The source namespace is associated with a mapping class so that the local record – associated with the given local ID – can be mapped to the central RDF repository (this mapping process is beyond the scope of this paper). Likewise the resource type (rdf:type) is associated with a PHP class to handle requests for the given resource type. The resource type identifier is itself a permanent URI, as such the resource type URI needs to minted before any resource URIs of that type are minted. In addition the resource type URI can be put within a hierarchy of resource types to allow for a higher degree of granularity, but the associated PHP classes need not have the same type hierarchy (for example, the resource type ‘rocking chair’ may be a subtype of ‘chair’ which is a subtype of ‘furniture’ which is a subtype of ‘3D object’, but there may be only a PHP class associated with the resource type ‘3D object’). All resource URIs with extensions identify information resources as opposed to real-world entities; as such, a URL rewrite rule should redirected those requests to the Resource Manager, which is a custom Drupal module. The Resource Manager module loads the resource record using the resource number appended to the URI (Note that if there is no record for the given resource number, an ‘HTTP 404 Not Found’ error would be returned).  Next, the resource type class (PHP class) associated with the resource type is instantiated with the resource record. The Resource Manager gets the requested data from the resource type class and returns that data to the client with an ‘HTTP 200 OK’ response.

D. Resource Type Classes

The resource type class is a PHP class with methods to handle requests, manage access rights, return the appropriate data, and any number of additional functions specific to the given resource type. Since the resource type class is part of a larger resource type hierarchy, it is possible to add very specific resource type methods while inheriting more generic methods from parent classes. For example, if we created a resource type class for a written letter, it might have specific methods related to the addressee and/or the return address that would not be available in the parent resource type class – parent. The parent class (or other classes above it in the hierarchy) may have more generic methods that handle functions such as connecting to a data source, checking access rights, or converting from one character set to another. By placing resource type classes within this kind of hierarchy, it makes it possible to change generic methods – such as data connections – higher in the hierarchy without affecting any of the classes inheriting those methods. This allows us to quickly respond to changing technologies and requirements.

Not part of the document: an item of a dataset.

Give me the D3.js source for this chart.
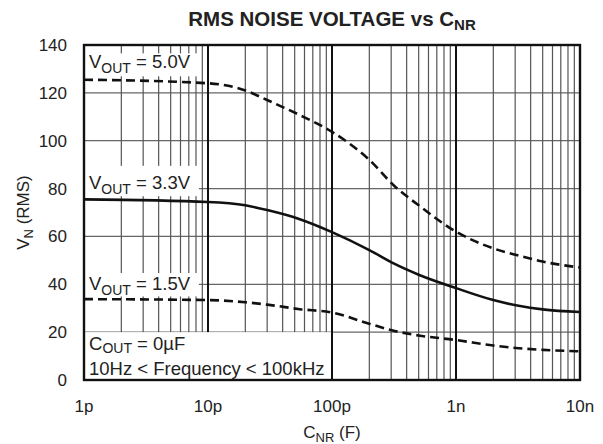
<!DOCTYPE html>
<html>
<head>
<meta charset="utf-8">
<script src="https://cdn.jsdelivr.net/npm/d3@7"></script>
<style>
  html, body { margin: 0; padding: 0; background: #fff; }
  svg text { font-family: "Liberation Sans", Arial, sans-serif; fill: #222; }
</style>
</head>
<body>
<div id="vis"></div>
<script>
// capacitance in farads, noise in uV RMS
var capValues = [1e-12, 1e-11, 2e-11, 3e-11, 5.5e-11, 1e-10, 2e-10, 3.2e-10, 5e-10, 1e-9, 2e-9, 3.2e-9, 5e-9, 1e-8]
var vout50 = [125.5, 124, 121, 117, 110.7, 103.7, 92, 81, 73, 62, 55, 52, 49.5, 47]
var vout33 = [75.5, 74.4, 73, 71, 67.2, 61.8, 54.3, 48.5, 44, 38.4, 33.4, 31, 29.5, 28.4]
var vout15 = [33.8, 33.4, 32.5, 31.5, 29.6, 28.2, 23.5, 20.5, 18.6, 16.7, 14.4, 13.3, 12.6, 12]
var xTicks = [1e-12, 1e-11, 1e-10, 1e-9, 1e-8]
var xTickLabels = ["1p", "10p", "100p", "1n", "10n"]
var yTicks = [0, 20, 40, 60, 80, 100, 120, 140]

var margin = { top: 45, right: 23, bottom: 64, left: 84 },
    width = 603 - margin.left - margin.right,
    height = 444 - margin.top - margin.bottom;

var svg = d3.select("#vis")
    .append("svg")
    .attr("width", 603)
    .attr("height", 444)

var g = svg.append("g")
    .attr("transform", "translate(" + margin.left + "," + margin.top + ")");

var x = d3.scaleLog().domain([1e-12, 1e-8]).range([0, width])
var y = d3.scaleLinear().domain([0, 140]).range([height, 0])

// vertical grid: minor and decade lines
var minor = []
for (var dec = -12; dec < -8; dec++) {
    for (var m = 2; m <= 9; m++) minor.push(m * Math.pow(10, dec))
}

g.selectAll(".hgrid")
    .data(yTicks.slice(1, -1))
    .enter().append("line")
    .attr("x1", 0).attr("x2", width)
    .attr("y1", function (d) { return y(d) })
    .attr("y2", function (d) { return y(d) })
    .attr("stroke", "#666")
    .attr("stroke-width", 1.2)

g.selectAll(".vminor")
    .data(minor)
    .enter().append("line")
    .attr("x1", function (d) { return x(d) })
    .attr("x2", function (d) { return x(d) })
    .attr("y1", 0).attr("y2", height)
    .attr("stroke", "#555")
    .attr("stroke-width", 1.2)

g.selectAll(".vmajor")
    .data(xTicks.slice(1, -1))
    .enter().append("line")
    .attr("x1", function (d) { return x(d) })
    .attr("x2", function (d) { return x(d) })
    .attr("y1", 0).attr("y2", height)
    .attr("stroke", "#111")
    .attr("stroke-width", 2)

// white boxes behind the labels
var boxes = [
    { x0: 1e-12, x1: 8.6e-12, v0: 126.5, v1: 136.5 },
    { x0: 1e-12, x1: 8.6e-12, v0: 76.4, v1: 89.5 },
    { x0: 1e-12, x1: 8.6e-12, v0: 34.5, v1: 44.7 },
    { x0: 1e-12, x1: 1e-10, v0: 0, v1: 20 }
]
g.selectAll(".box")
    .data(boxes)
    .enter().append("rect")
    .attr("x", function (d) { return x(d.x0) + 1 })
    .attr("width", function (d) { return x(d.x1) - x(d.x0) - 2 })
    .attr("y", function (d) { return y(d.v1) })
    .attr("height", function (d) { return y(d.v0) - y(d.v1) - 1 })
    .attr("fill", "#fff")

// curves
var line = d3.line()
    .x(function (d) { return x(d[0]) })
    .y(function (d) { return y(d[1]) })
    .curve(d3.curveMonotoneX)

var series = [
    { values: vout50, dash: "9,5" },
    { values: vout33, dash: null },
    { values: vout15, dash: "9,5" }
]
series.forEach(function (s) {
    g.append("path")
        .datum(capValues.map(function (c, i) { return [c, s.values[i]] }))
        .attr("d", line)
        .attr("fill", "none")
        .attr("stroke", "#111")
        .attr("stroke-width", 2.6)
        .attr("stroke-dasharray", s.dash)
})

// frame
g.append("rect")
    .attr("x", 0).attr("y", 0)
    .attr("width", width).attr("height", height)
    .attr("fill", "none")
    .attr("stroke", "#111")
    .attr("stroke-width", 2.4)

// labels inside plot
function subLabel(px, py, main, sub, rest, drop) {
    var t = g.append("text")
        .attr("x", px).attr("y", py)
        .attr("font-size", "18.5px")
    t.append("tspan").text(main)
    t.append("tspan").attr("font-size", "14px").attr("dy", drop).text(sub)
    t.append("tspan").attr("dy", -drop).text(rest)
}
subLabel(5, 68 - margin.top, "V", "OUT", " = 5.0V", 4.5)
subLabel(5, 189 - margin.top, "V", "OUT", " = 3.3V", 4.5)
subLabel(5, 290 - margin.top, "V", "OUT", " = 1.5V", 4.5)
subLabel(5, 349.5 - margin.top, "C", "OUT", " = 0\u00b5F", 3.5)
g.append("text")
    .attr("x", 5).attr("y", 374.5 - margin.top)
    .attr("font-size", "18.5px")
    .text("10Hz < Frequency < 100kHz")

// axes tick labels
g.selectAll(".ylab")
    .data(yTicks)
    .enter().append("text")
    .attr("x", -17)
    .attr("y", function (d) { return y(d) + 6 })
    .attr("text-anchor", "end")
    .attr("font-size", "17px")
    .text(function (d) { return d })

g.selectAll(".xlab")
    .data(xTicks)
    .enter().append("text")
    .attr("x", function (d) { return x(d) })
    .attr("y", height + 32)
    .attr("text-anchor", "middle")
    .attr("font-size", "17px")
    .text(function (d, i) { return xTickLabels[i] })

// axis titles
var xt = g.append("text")
    .attr("x", width / 2).attr("y", height + 58)
    .attr("text-anchor", "middle")
    .attr("font-size", "17px")
xt.append("tspan").text("C")
xt.append("tspan").attr("font-size", "13px").attr("dy", 4).text("NR")
xt.append("tspan").attr("dy", -4).text(" (F)")

var yt = g.append("text")
    .attr("transform", "translate(-55," + (height / 2) + ") rotate(-90)")
    .attr("text-anchor", "middle")
    .attr("font-size", "17px")
yt.append("tspan").text("V")
yt.append("tspan").attr("font-size", "13px").attr("dy", 4).text("N")
yt.append("tspan").attr("dy", -4).text(" (RMS)")

var title = svg.append("text")
    .attr("x", margin.left + width / 2).attr("y", 26)
    .attr("text-anchor", "middle")
    .attr("font-size", "20.5px")
    .attr("font-weight", "bold")
title.append("tspan").text("RMS NOISE VOLTAGE vs C")
title.append("tspan").attr("font-size", "15px").attr("dy", 4).text("NR")
</script>
</body>
</html>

E. Data Storage and Retrieval Tools

The architecture we are proposing has three different data storage and retrieval tools:

  1. A resource database implemented in Mysql (http://dev.mysql.com/). The resource database contains a record for each resource URI we manage and it handles the resource numbering sequence using Mysql auto-increment (http://dev.mysql.com/doc/refman/5.0/en/example-auto-increment.html).  Since these functions are not unique to Mysql, this component could easily be swapped out with any number of databases without affecting the rest of the architecture’s functionality.
  2. An RDF repository implemented using Sesame (http://www.aduna-software.com/technology/sesame).  We use Sesame to store and retrieve RDF triples (subject, predicate, object).  Sesame provides a SPARQL endpoint which we can make available to the public; any internal interaction with the RDF repository is done through a SPARQL endpoint.  Since we rely on SPARQL for all interactions with the RDF repository, there is the possibility of changing the RDF repository to another implementation besides Sesame without changing any other part of the architecture. There are several alternatives to Sesame that can handle managing RDF triples with SPARQL (http://en.wikipedia.org/wiki/Triplestore).
  3. An indexing tool implemented with SOLR (http://lucene.apache.org/solr/).  SOLR is a general purpose indexing tool that gives us much faster querying than Sesame.  For that reason, we use it for any data calls made from resource type classes.  The SOLR index is regularly updated from the RDF repository so that it reflects the most current triples stored in Sesame.  At this point, SOLR is our least flexible component; there is not a standard interface (like SQL, or SPARQL), so there would be no replacement for it that would not mean changing some other component.  However, since we are using SOLR to augment the capabilities of our triple store (Sesame), there may be a component available in the future that can replace both Sesame and SOLR – in other words, a triple store that performs as well as SOLR.and that is still accessible through SPARQL.

7. Future Work

The architecture proposed here represents an attempt to follow best practices related to LOD to the best of our abilities; however, there are some remaining issues that are not as yet addressed by any clearly defined best practices. First, as discussed above, opportunities to link to externally defined URIs will remain limited until globally defined metadata element sets and value vocabularies relevant to library, museum, and archive data are more readily adopted and made available with a version independent namespaces. Second, making progress towards a ‘giant global graph’ will require some further definition and/or standardization of URI definitions.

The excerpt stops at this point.